Ozon: Das lebensnotwendige Gift
Ozon ist ein sehr reaktionsfreudiges Spurengas. Wir treffen es von der Erdoberfläche bis in eine Höhe von etwa 110 km an. Am Boden stellt Ozon als Hauptbestandteil des Smogs ein Gesundheitsrisiko dar. In höheren Bereichen ist es dagegen lebensnotwendig.
Die maximale Ozondichte liegt in der Stratosphäre zwischen 12 bis 30 km. Das stratosphärische Ozon ermöglichte vor Milliarden Jahren die Bildung von Leben auf diesem Planeten. Es absorbiert auch heute bis zu 98 Prozent der von der Sonne kommenden schädlichen Ultraviolettstrahlung (UV), die beim Menschen nicht nur zum Sonnenbrand führen, sondern auch Schädigungen der Haut bis hin zum Hautkrebs auslösen kann. Wir könnten nicht überleben, gäbe es kein Ozon in der Stratosphäre.

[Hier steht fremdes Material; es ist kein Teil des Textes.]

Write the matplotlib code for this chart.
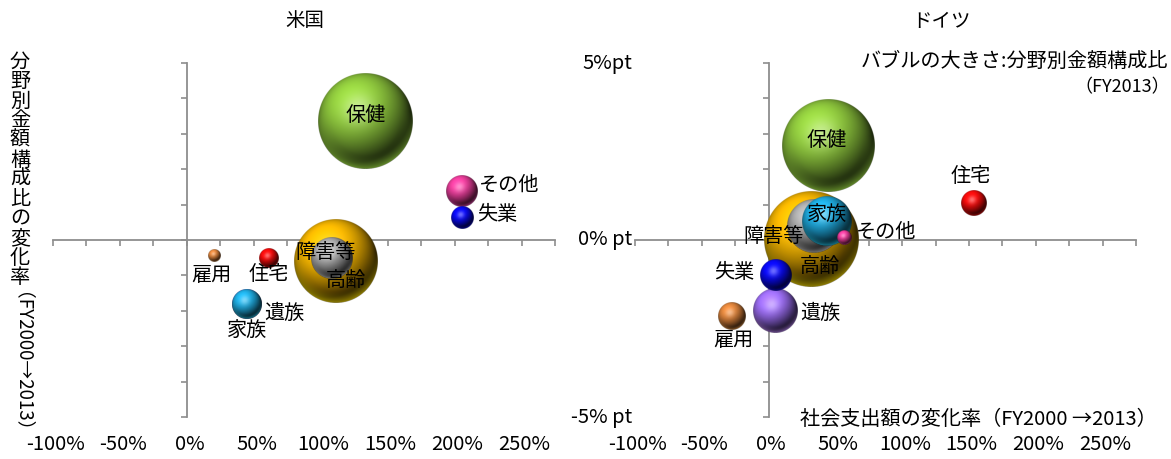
import numpy as np
import matplotlib
matplotlib.use("Agg")
import matplotlib.pyplot as plt
import matplotlib.colors as mcolors
from matplotlib.transforms import blended_transform_factory

plt.rcParams['font.family'] = ['Noto Sans CJK JP', 'DejaVu Sans']

# ---- data -------------------------------------------------------------
categories = ['保健', '高齢', '障害等', '遺族', '家族', 'その他', '失業', '住宅', '雇用']

# United States: spending growth FY2000->2013 (%), change in share (%pt), share FY2013 (%)
us_growth = [133.6, 111.5, 108.2, 45.0, 45.0, 205.5, 205.8, 61.5, 20.7]
us_share_change = [3.36, -0.59, -0.53, -1.80, -1.80, 1.39, 0.64, -0.50, -0.46]
us_share = [42.0, 32.8, 7.9, 4.1, 4.1, 4.7, 2.4, 1.8, 0.7]

# Germany
de_growth = [44.8, 32.0, 33.7, 4.9, 43.2, 56.4, 5.5, 154.0, -27.8]
de_share_change = [2.66, 0.02, 0.40, -2.00, 0.54, 0.06, -0.99, 1.05, -2.16]
de_share = [31.6, 33.0, 10.4, 7.25, 8.95, 0.76, 3.67, 2.42, 2.73]

x_ticks = [-100, -50, 0, 50, 100, 150, 200, 250]
x_tick_labels = ['-100%', '-50%', '0%', '50%', '100%', '150%', '200%', '250%']
y_ticks = [5, 0, -5]
y_tick_labels = ['5%pt', '0% pt', '-5% pt']

# ---- style ------------------------------------------------------------
colors = {
    '保健': '#8cc43c', '高齢': '#f3b400', '障害等': '#a8a8a8', '遺族': '#9a6cf0',
    '家族': '#1ea8dc', 'その他': '#e63c98', '失業': '#0808ee', '住宅': '#ee0a0a',
    '雇用': '#d8803a',
}
# label offsets in pixels from the bubble centre (dx, dy, horizontal alignment)
us_label_pos = {
    '保健': (0, 6, 'center'), '高齢': (10, -20, 'center'), '障害等': (-6, 6, 'center'),
    '遺族': (37, -10, 'center'), '家族': (0, -27, 'center'), 'その他': (17, 6, 'left'),
    '失業': (15, 3, 'left'), '住宅': (0, -17, 'center'), '雇用': (-3, -19, 'center'),
}
de_label_pos = {
    '保健': (-2, 5, 'center'), '高齢': (9, -27, 'center'), '障害等': (-40, -11, 'center'),
    '遺族': (45, -3, 'center'), '家族': (1, 6, 'center'), 'その他': (12, 6, 'left'),
    '失業': (-42, 3, 'center'), '住宅': (-4, 26, 'center'), '雇用': (2, -24, 'center'),
}

W, H, DPI = 1171, 459, 100
AXIS_GREY = '#8e8e8e'
MAX_RADIUS_PX = 47.5


def sphere_rgba(color, n):
    """Shaded sphere image (RGBA) with light coming from the upper left."""
    c = np.array(mcolors.to_rgb(color))
    t = np.linspace(-1, 1, n)
    u, v = np.meshgrid(t, t)          # v < 0 is the top of the image
    d2 = u ** 2 + v ** 2
    d = np.sqrt(d2)
    nz = np.sqrt(np.clip(1 - d2, 0, 1))
    L = np.array([-0.30, -0.50, 0.81])
    L /= np.linalg.norm(L)
    diff = np.clip(u * L[0] + v * L[1] + nz * L[2], 0, 1)
    shade = 0.20 + 0.97 * diff ** 1.2
    rgb = c[None, None, :] * shade[..., None]
    # soft highlight
    Hv = L + np.array([0, 0, 1.0])
    Hv /= np.linalg.norm(Hv)
    spec = np.clip(u * Hv[0] + v * Hv[1] + nz * Hv[2], 0, 1) ** 20 * 0.40
    rgb = rgb + spec[..., None] * (1 - rgb)
    # reflected light along the lower rim
    rim = np.clip((d - 0.72) / 0.28, 0, 1) ** 1.5 * np.clip(v + 0.2, 0, 1) * 0.45
    rgb = rgb + rim[..., None] * (np.minimum(c * 1.3, 1) - rgb) * (d <= 1)[..., None]
    rgb = np.clip(rgb, 0, 1)
    alpha = np.clip((1 - d) * n / 2 + 0.5, 0, 1)
    return np.dstack([rgb, alpha])


fig = plt.figure(figsize=(W / DPI, H / DPI), dpi=DPI)


def px_box(x0, y0, x1, y1):
    return [x0 / W, 1 - y1 / H, (x1 - x0) / W, (y1 - y0) / H]


def fig_xy(x, y):
    return x / W, 1 - y / H


def setup_axes(rect):
    ax = fig.add_axes(rect)
    ax.set_xlim(-100, 275)
    ax.set_ylim(-5, 5)
    ax.patch.set_alpha(0)
    for side in ('top', 'right'):
        ax.spines[side].set_visible(False)
    ax.spines['left'].set_position(('data', 0))
    ax.spines['bottom'].set_position(('data', 0))
    for side in ('left', 'bottom'):
        ax.spines[side].set_color(AXIS_GREY)
        ax.spines[side].set_linewidth(1.3)
    ax.set_xticks(np.arange(-100, 276, 25))
    ax.set_yticks(np.arange(-5, 6, 1))
    ax.set_xticklabels([])
    ax.set_yticklabels([])
    ax.tick_params(direction='out', length=4, width=1.2, color=AXIS_GREY)
    trans = blended_transform_factory(ax.transData, fig.transFigure)
    for xv, lab in zip(x_ticks, x_tick_labels):
        ax.text(xv + 2, 1 - 444 / H, lab, transform=trans, ha='center', va='center',
                fontsize=14.5, clip_on=False)
    return ax


def draw_bubbles(ax, growth, change, share, label_pos):
    fig.canvas.draw()
    bbox = ax.get_window_extent()
    ppx = bbox.width / 375.0
    ppy = bbox.height / 10.0
    smax = max(share)
    order = sorted(range(len(share)), key=lambda i: -share[i])
    for z, i in enumerate(order):
        r = MAX_RADIUS_PX * np.sqrt(share[i] / smax)
        n = max(int(r * 6), 24)
        img = sphere_rgba(colors[categories[i]], n)
        dx, dy = r / ppx, r / ppy
        x, y = growth[i], change[i]
        ax.imshow(img, extent=[x - dx, x + dx, y - dy, y + dy], aspect='auto',
                  interpolation='antialiased', zorder=3 + z * 0.01)
    ax.set_xlim(-100, 275)
    ax.set_ylim(-5, 5)
    for i, name in enumerate(categories):
        ox, oy, ha = label_pos[name]
        ax.annotate(name, (growth[i], change[i]), xytext=(ox * 72 / DPI, oy * 72 / DPI),
                    textcoords='offset points', ha=ha, va='center', fontsize=14.5,
                    zorder=10)


ax_us = setup_axes(px_box(53, 63, 555, 417))
ax_de = setup_axes(px_box(635, 63, 1136, 417))
draw_bubbles(ax_us, us_growth, us_share_change, us_share, us_label_pos)
draw_bubbles(ax_de, de_growth, de_share_change, de_share, de_label_pos)

# y tick labels of the right panel
trans_de = blended_transform_factory(fig.transFigure, ax_de.transData)
for yv, lab in zip(y_ticks, y_tick_labels):
    ax_de.text(632 / W, yv, lab, transform=trans_de, ha='right', va='center',
               fontsize=14.5, clip_on=False)

# panel titles
fig.text(*fig_xy(305, 21), '米国', ha='center', va='center', fontsize=14)
fig.text(*fig_xy(942, 21), 'ドイツ', ha='center', va='center', fontsize=14)

# vertical y-axis title
for k, ch in enumerate('分野別金額構成比の変化率'):
    fig.text(*fig_xy(20, 62 + 19.6 * k), ch, ha='center', va='center', fontsize=14.5)
fig.text(*fig_xy(2, 372), '（FY2000→2013）', ha='center', va='bottom',
         rotation=-90, rotation_mode='anchor', fontsize=13.5)

# notes
fig.text(*fig_xy(1168, 61), 'バブルの大きさ:分野別金額構成比', ha='right', va='center',
         fontsize=14.5)
fig.text(*fig_xy(1170, 87), '（FY2013）', ha='right', va='center', fontsize=13)
fig.text(*fig_xy(1157, 419), '社会支出額の変化率（FY2000 →2013）', ha='right',
         va='center', fontsize=14.5)

fig.savefig('out.png', dpi=DPI)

Die Reaktionsfreudigkeit des Ozons führt jedoch auch zu chemischen Reaktionen mit anderen Spurengasen in der Stratosphäre, wobei ein Teil des Ozons zerstört wird. Die meisten Spurengase sind dabei menschlichen Ursprungs, beispielsweise Fluor-Chlor-Kohlenwasserstoffe (FCKW). Die Folgen sind bekannt: Es sind jahreszeitlich variierende Löcher in der Ozonschicht, die zu unabsehbaren Folgen für die Menschheit führen können.
MIPAS: Das Instrument, das wertvolle Ozondaten liefert
Der Erforschung und Überwachung der Gaskonzentrationen sowie der chemischen Reaktionen in der Stratosphäre kommt deshalb eine besondere Bedeutung zu. Eines der modernsten und komplexesten Forschungsinstrumente ist das Michelson Interferometer MIPAS auf dem ESA-Umweltsatelliten Envisat.
Das von der deutschen Astrium GmbH entwickelte und gebaute Messgerät liefert Tag und Nacht Daten über die Infrarot-Emission von bis zu 30 Spurengasen, aus denen die Wissenschaftler Rückschlüsse auf die chemischen Prozesse sowie den Transport in der Stratosphäre ziehen können. Gegenwärtig kann das ESA-Zentrum zur Auswertung der von Envisat gelieferten Messreihen allerdings nur für einen Teil der Spurengase die Daten an die Anwender ausliefern. Diese Daten müssen mittels mathematischer Algorithmen studiert und aufbereitet werden. Durch die Komplexität atmosphärischer Vorgänge kommt es zu einer erheblichen Verzögerung zwischen dem Zeitpunkt der Messungen einerseits und dem Vorliegen aussagefähiger Informationen andererseits.
Ozonvorhersage für eine Woche
Wissenschaftler des in Brüssel ansässigen belgischen Institute for Space Aeronomy haben deshalb einen Service entwickelt, der im Internet den interessierten Fachleuten nicht nur kurzfristige Vorhersagen zur Ozonkonzentration, sondern auch von weiteren 56 Spurengasen sowie deren Einfluss auf die Ozonschicht bietet. Der neue Dienst heißt BASCOE – Belgian Assimilation System of Chemical Observations from Envisat.
Die interessierten Nutzer erhalten wöchentliche Vorhersagen der Ozondichte sowie Karten mit der Verteilung von Stickstoff- und Chlorverbindungen, die an der Zerstörung der Ozonschicht beteiligt sind.
Die Forscher am BIRA-IASB haben dafür eine sehr komplexe Software erarbeitet, die ungefähr 50.000 Zeilen Code enthält. Auf der Basis der MIPAS-Daten ermittelt das Computer-Modell, das die chemischen Prozesse in der Stratosphäre simuliert, die Konzentration und Verteilung weiterer Spurengase. Der große Fortschritt besteht in der Verfügbarkeit der Ergebnisse innerhalb eines Tages.